Shaun Libby, who was sentenced in 1999, was one of several convicts to bring appeals based on a ruling by the state supreme court that reduced Sally Schofield’s manslaughter sentence in the death of her 5-year-old foster child.
The decision in Libby’s case means more than a dozen other appeals of murder sentences based on the Schofield decision will likely be tossed.
“They decided that case with the understanding that it would be setting a precedent for all of the other cases that were waiting in the wings,” said Stuart Tisdale, Libby’s attorney, who plans to appeal the decision to the U.S. Supreme Court.
Based on the unanimous ruling, issued Thursday, Assistant Attorney General Donald Macomber said he will be seeking to reject similar appeals. “I’m in the process of preparing a motion to dismiss 21 cases that are pending,” he said.
Schofield, who was convicted in 2002, was originally ordered to serve 20 years of a 28-year sentence in the asphyxiation death of Logan Marr, who was bound with duct tape and left alone in a basement.
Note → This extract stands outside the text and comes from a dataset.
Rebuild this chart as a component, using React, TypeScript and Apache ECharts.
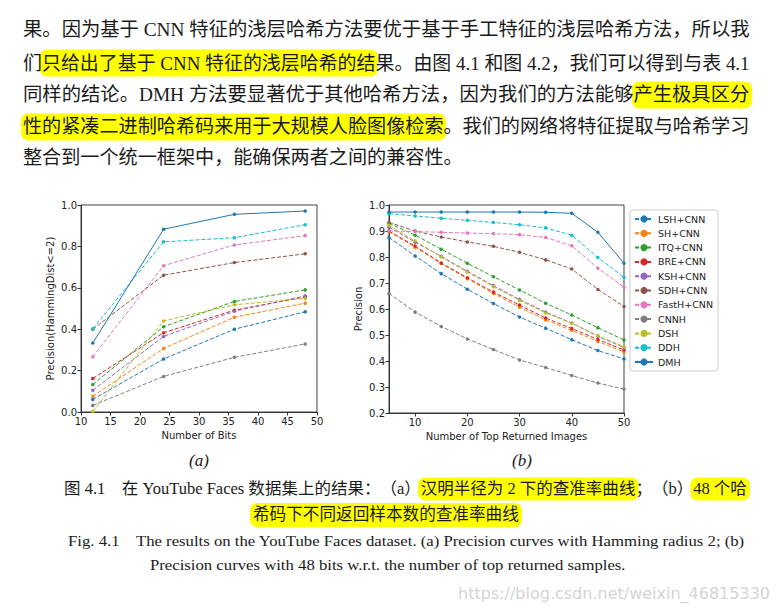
import React, { useEffect, useRef } from "react";
import * as echarts from "echarts";

// ---------- data ----------
const methods = ["LSH+CNN", "SH+CNN", "ITQ+CNN", "BRE+CNN", "KSH+CNN", "SDH+CNN", "FastH+CNN", "CNNH", "DSH", "DDH", "DMH"];
const colors = ["#1f77b4", "#ff7f0e", "#2ca02c", "#d62728", "#9467bd", "#8c564b", "#e377c2", "#7f7f7f", "#bcbd22", "#17becf", "#1f77b4"];

const bits = [12, 24, 36, 48];
const precA_LSH = [0.061, 0.256, 0.4, 0.484];
const precA_SH = [0.076, 0.307, 0.458, 0.526];
const precA_ITQ = [0.133, 0.412, 0.534, 0.59];
const precA_BRE = [0.162, 0.383, 0.492, 0.556];
const precA_KSH = [0.105, 0.365, 0.487, 0.561];
const precA_SDH = [0.4, 0.661, 0.722, 0.764];
const precA_FastH = [0.267, 0.707, 0.807, 0.852];
const precA_CNNH = [0.032, 0.172, 0.264, 0.329];
const precA_DSH = [0.003, 0.44, 0.518, 0.548];
const precA_DDH = [0.402, 0.822, 0.842, 0.905];
const precA_DMH = [0.333, 0.883, 0.955, 0.971];

const topN = [5, 10, 15, 20, 25, 30, 35, 40, 45, 50];
const precB_LSH = [0.875, 0.804, 0.736, 0.676, 0.621, 0.569, 0.526, 0.482, 0.44, 0.408];
const precB_SH = [0.897, 0.838, 0.775, 0.716, 0.66, 0.607, 0.558, 0.518, 0.475, 0.435];
const precB_ITQ = [0.93, 0.884, 0.83, 0.776, 0.724, 0.673, 0.622, 0.577, 0.528, 0.481];
const precB_BRE = [0.9, 0.842, 0.777, 0.72, 0.665, 0.615, 0.565, 0.525, 0.483, 0.442];
const precB_KSH = [0.915, 0.857, 0.803, 0.745, 0.69, 0.637, 0.588, 0.546, 0.495, 0.452];
const precB_SDH = [0.933, 0.9, 0.877, 0.858, 0.841, 0.818, 0.789, 0.754, 0.675, 0.61];
const precB_FastH = [0.9, 0.898, 0.895, 0.892, 0.89, 0.886, 0.875, 0.843, 0.757, 0.684];
const precB_CNNH = [0.66, 0.588, 0.533, 0.485, 0.444, 0.404, 0.375, 0.344, 0.315, 0.292];
const precB_DSH = [0.922, 0.862, 0.8, 0.742, 0.686, 0.633, 0.585, 0.545, 0.498, 0.455];
const precB_DDH = [0.967, 0.958, 0.949, 0.941, 0.933, 0.924, 0.912, 0.884, 0.798, 0.722];
const precB_DMH = [0.973, 0.973, 0.973, 0.973, 0.973, 0.973, 0.972, 0.968, 0.895, 0.776];

const seriesA = [precA_LSH, precA_SH, precA_ITQ, precA_BRE, precA_KSH, precA_SDH, precA_FastH, precA_CNNH, precA_DSH, precA_DDH, precA_DMH];
const seriesB = [precB_LSH, precB_SH, precB_ITQ, precB_BRE, precB_KSH, precB_SDH, precB_FastH, precB_CNNH, precB_DSH, precB_DDH, precB_DMH];

const xTicksB = [10, 20, 30, 40, 50];

// ---------- text ----------
const bodyLines = [
  "果。因为基于 CNN 特征的浅层哈希方法要优于基于手工特征的浅层哈希方法，所以我",
  "们只给出了基于 CNN 特征的浅层哈希的结果。由图 4.1 和图 4.2，我们可以得到与表 4.1",
  "同样的结论。DMH 方法要显著优于其他哈希方法，因为我们的方法能够产生极具区分",
  "性的紧凑二进制哈希码来用于大规模人脸图像检索。我们的网络将特征提取与哈希学习",
  "整合到一个统一框架中，能确保两者之间的兼容性。",
];
const bodyHighlights = [
  [1, "只给出了基于 CNN 特征的浅层哈希的结"],
  [2, "产生极具区分"],
  [3, "性的紧凑二进制哈希码来用于大规模人脸图像检索"],
];
const captionCn1 = "图 4.1　在 YouTube Faces 数据集上的结果：（a）汉明半径为 2 下的查准率曲线；（b）48 个哈";
const captionCn2 = "希码下不同返回样本数的查准率曲线";
const captionEn1 = "Fig. 4.1    The results on the YouTube Faces dataset. (a) Precision curves with Hamming radius 2; (b)";
const captionEn2 = "Precision curves with 48 bits w.r.t. the number of top returned samples.";
const captionHighlights = ["汉明半径为 2 下的查准率曲线", "48 个哈"];
const watermark = "https://blog.csdn.net/weixin_46815330";

const SERIF = '"Liberation Serif", "Noto Sans CJK SC", serif';
const SANS = '"DejaVu Sans", sans-serif';

export default function App() {
  const ref = useRef<HTMLDivElement>(null);
  useEffect(() => {
    if (!ref.current) return;
    ref.current.style.setProperty("text-spacing-trim", "space-all");
    const chart = echarts.init(ref.current, null, { renderer: "svg" });

    // measure with a DOM span that inherits the same text layout settings as the SVG text
    const span = document.createElement("span");
    span.style.position = "absolute";
    span.style.left = "0px";
    span.style.top = "0px";
    span.style.visibility = "hidden";
    span.style.whiteSpace = "pre";
    span.style.setProperty("text-spacing-trim", "space-all");
    document.body.appendChild(span);
    const measure = (t: string, font: string) => {
      span.style.font = font;
      span.textContent = t;
      return span.getBoundingClientRect().width;
    };

    const graphics: any[] = [];
    const fitLine = (text: string, font: string, left: number, right: number | null, cy: number, highlights: string[], hlH: number, pad: number, scaleOverride?: number) => {
      const w = measure(text, font);
      const s = scaleOverride ?? (right !== null ? (right - left) / w : 1);
      highlights.forEach((h) => {
        const idx = text.indexOf(h);
        if (idx < 0) return;
        const x0 = left + measure(text.slice(0, idx), font) * s;
        const hw = measure(h, font) * s;
        graphics.push({
          type: "rect", z: 1,
          shape: { x: x0 - pad, y: cy - hlH / 2, width: hw + 2 * pad, height: hlH, r: 7 },
          style: { fill: "#ffff00" },
        });
      });
      graphics.push({
        type: "text", z: 5, x: left, y: cy, scaleX: s,
        style: { text, font, fill: "#1a1a1a", textAlign: "left", textVerticalAlign: "middle", align: "left", verticalAlign: "middle" },
      });
      return s;
    };

    const bodyFont = "19px " + SERIF;
    const bodyY = [30, 63, 95, 127, 158];
    let lastS = 1;
    bodyLines.forEach((line, i) => {
      const hs = bodyHighlights.filter((h) => h[0] === i).map((h) => h[1] as string);
      if (i < bodyLines.length - 1) lastS = fitLine(line, bodyFont, 23, 750, bodyY[i], hs, 27, 2);
      else fitLine(line, bodyFont, 23, null, bodyY[i], hs, 27, 2, lastS);
    });

    const capFont = "16.5px " + SERIF;
    fitLine(captionCn1, capFont, 64, 747, 489, captionHighlights, 23, 3);
    fitLine(captionCn2, capFont, 253, 519, 515, [captionCn2], 24, 3);
    const enFont = "15.5px " + SERIF;
    fitLine(captionEn1, enFont, 68, 745, 541, [], 0, 0);
    fitLine(captionEn2, enFont, 150, 626, 565, [], 0, 0);
    document.body.removeChild(span);

    graphics.push({
      type: "text", z: 5, x: 199, y: 460,
      style: { text: "(a)", font: "italic 17px " + SERIF, fill: "#1a1a1a", textAlign: "center", textVerticalAlign: "middle", align: "center", verticalAlign: "middle" },
    });
    graphics.push({
      type: "text", z: 5, x: 522, y: 460,
      style: { text: "(b)", font: "italic 17px " + SERIF, fill: "#1a1a1a", textAlign: "center", textVerticalAlign: "middle", align: "center", verticalAlign: "middle" },
    });
    graphics.push({
      type: "text", z: 5, x: 770, y: 593,
      style: { text: watermark, font: "16px " + SANS, fill: "#d4d4d4", textAlign: "right", textVerticalAlign: "middle", align: "right", verticalAlign: "middle" },
    });

    const axisCommon = {
      axisLine: { show: true, lineStyle: { color: "#333", width: 1 } },
      axisTick: { show: true, inside: false, length: 3.5, lineStyle: { color: "#333" } },
      axisLabel: { fontSize: 10, color: "#222", fontFamily: SANS, margin: 4 },
      splitLine: { show: false },
      nameTextStyle: { fontSize: 10, color: "#222", fontFamily: SANS },
      nameLocation: "middle" as const,
    };

    const mkSeries = (vals: number[][], xs: number[], idx: number) =>
      vals.map((v, i) => ({
        type: "line",
        name: methods[i],
        xAxisIndex: idx,
        yAxisIndex: idx,
        data: v.map((y, j) => [xs[j], y]),
        symbol: "circle",
        symbolSize: 3.5,
        showSymbol: true,
        itemStyle: { color: colors[i] },
        lineStyle: { color: colors[i], width: 1, type: i === 10 ? "solid" : [4, 2] },
        emphasis: { disabled: true },
      }));

    chart.setOption({
      animation: false,
      backgroundColor: "#ffffff",
      textStyle: { fontFamily: SANS },
      grid: [
        { left: 81, top: 205, width: 236, height: 207, show: true, borderColor: "#444", borderWidth: 1, backgroundColor: "transparent" },
        { left: 389, top: 205, width: 235, height: 208, show: true, borderColor: "#444", borderWidth: 1, backgroundColor: "transparent" },
      ],
      xAxis: [
        { ...axisCommon, type: "value", gridIndex: 0, min: 10, max: 50, interval: 5, name: "Number of Bits", nameGap: 18 },
        {
          ...axisCommon, type: "value", gridIndex: 1, min: 5, max: 50, name: "Number of Top Returned Images", nameGap: 18,
          axisLabel: { ...axisCommon.axisLabel, customValues: xTicksB },
          axisTick: { ...axisCommon.axisTick, customValues: xTicksB },
        },
      ],
      yAxis: [
        {
          ...axisCommon, type: "value", gridIndex: 0, min: 0, max: 1, interval: 0.2, name: "Precision(HammingDist<=2)", nameGap: 26,
          axisLabel: { ...axisCommon.axisLabel, formatter: (v: number) => v.toFixed(1) },
        },
        {
          ...axisCommon, type: "value", gridIndex: 1, min: 0.2, max: 1.0, interval: 0.1, name: "Precision", nameGap: 26,
          axisLabel: { ...axisCommon.axisLabel, formatter: (v: number) => v.toFixed(1) },
        },
      ],
      legend: {
        data: methods,
        orient: "vertical",
        left: 630,
        top: 210,
        itemWidth: 18,
        itemHeight: 9,
        itemGap: 4.3,
        padding: [4, 5, 4, 4],
        borderColor: "#cccccc",
        borderWidth: 1,
        borderRadius: 3,
        backgroundColor: "#ffffff",
        textStyle: { fontSize: 9.5, color: "#222", fontFamily: SANS, lineHeight: 9 },
        selectedMode: false,
      },
      series: [...mkSeries(seriesA, bits, 0), ...mkSeries(seriesB, topN, 1)],
      graphic: { elements: graphics },
    });
    return () => chart.dispose();
  }, []);

  return <div ref={ref} style={{ position: "fixed", left: 0, top: 0, width: 777, height: 615, background: "#fff" }} />;
}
But the state supreme court overturned the sentence, saying Schofield could not be sentenced to more than 20 years without a jury’s finding that the crime was especially heinous. Now she’s serving 17 years in prison.
Lawyers arguing for Libby and three other defendants convicted of manslaughter, kidnapping and sexual assault say the Schofield case and a series of U.S. Supreme Court required a thorough re-evaluation of old sentences.
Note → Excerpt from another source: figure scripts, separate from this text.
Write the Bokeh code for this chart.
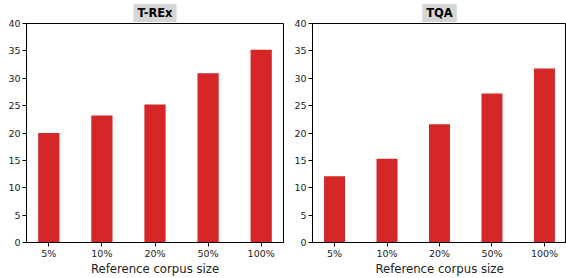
from bokeh.plotting import figure
from bokeh.layouts import row
from bokeh.models import Range1d, FixedTicker
from bokeh.embed import file_html
from bokeh.resources import INLINE

categories = ["5%", "10%", "20%", "50%", "100%"]
trex_values = [20.0, 23.2, 25.2, 30.9, 35.2]
tqa_values = [12.1, 15.3, 21.6, 27.2, 31.8]
y_ticks = [0, 5, 10, 15, 20, 25, 30, 35, 40]
xlabel = "Reference corpus size"
BAR_COLOR = "#d62728"
FONT = "DejaVu Sans"


def make(title, values, width, bl, br):
    p = figure(width=width, height=278, output_backend="svg", toolbar_location=None,
               x_range=Range1d(-0.42, 4.42), y_range=Range1d(0, 40),
               min_border_left=bl, min_border_right=br, min_border_top=22, min_border_bottom=33)
    xs = list(range(len(categories)))
    p.vbar(x=xs, top=values, width=0.4, color=BAR_COLOR, line_color=None)
    p.xgrid.visible = False
    p.ygrid.visible = False
    p.outline_line_color = "black"
    p.outline_line_width = 1
    p.background_fill_color = "white"
    p.border_fill_color = "white"

    p.xaxis.ticker = FixedTicker(ticks=xs)
    p.xaxis.major_label_overrides = {i: c for i, c in enumerate(categories)}
    p.yaxis.ticker = FixedTicker(ticks=y_ticks)
    for ax in (p.xaxis[0], p.yaxis[0]):
        ax.major_tick_out = 4
        ax.major_tick_in = 0
        ax.minor_tick_out = 0
        ax.minor_tick_in = 0
        ax.axis_line_color = "black"
        ax.major_tick_line_color = "black"
        ax.major_label_text_font = FONT
        ax.major_label_text_font_size = "9.5px"
        ax.major_label_text_color = "#222222"
        ax.major_label_standoff = 2
    p.xaxis.major_label_standoff = 1
    p.xaxis.axis_label = xlabel
    p.xaxis.axis_label_text_font = FONT
    p.xaxis.axis_label_text_font_size = "11.7px"
    p.xaxis.axis_label_text_font_style = "normal"
    p.xaxis.axis_label_text_color = "#222222"
    p.xaxis.axis_label_standoff = 0

    p.title.text = title
    p.title.align = "center"
    p.title.text_font = FONT
    p.title.text_font_size = "11.5px"
    p.title.text_font_style = "bold"
    p.title.text_color = "black"
    p.title.background_fill_color = "#d6d6d6"
    p.title.padding = (4, 2)
    p.title.standoff = 3
    return p


p1 = make("T-REx", trex_values, 290, 26, 7)
p2 = make("TQA", tqa_values, 276, 22, 0)
layout = row(p1, p2)

open("out.html", "w").write(file_html(layout, INLINE))
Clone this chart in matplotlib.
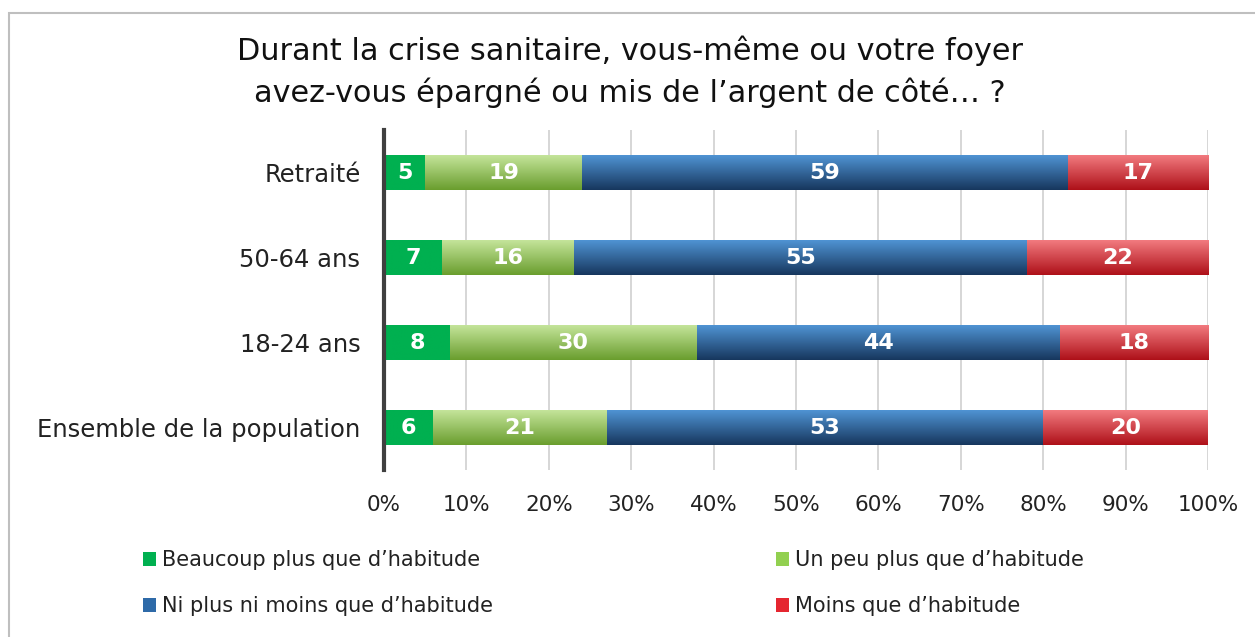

In its unanimous ruling, the Maine Supreme Judicial Court said the state’s murder sentencing guidelines used in the Libby case don’t invoke the kind of two-tiered sentencing system that was found to be at fault in the Schofield case.
“Maine law prescribes a single, finite range of sentences in murder cases, within which a court may impose an appropriate sentence without making any additional specific factual findings. In this way, the state’s current murder sentencing structure is fundamentally different than the two-tier sentencing structure deemed unconstitutional in Schofield,” Justice Andrew Mead wrote in the ruling.
Libby pleaded guilty to murdering Paul Batchelder during a botched robbery at a Gorham gas station early on April 4, 1998. Libby, who’s from Standish, shot Batchelder twice in the face and took $49 from him, police said.
Still pending are cases involving Everett Ashby, who’s serving 20 years for manslaughter, Steven Carmichael, who’s serving 35 years for his third sexual assault and Patrick Alexandre, who’s serving 40 years for manslaughter and kidnapping.
Those cases were argued on the same day as Libby’s.
Legal observers are awaiting the outcome of those other cases because since murder is treated differently than Class A crimes. Also, Thursday’s ruling didn’t touch upon the issue of whether the Schofield ruling should be applied retroactively.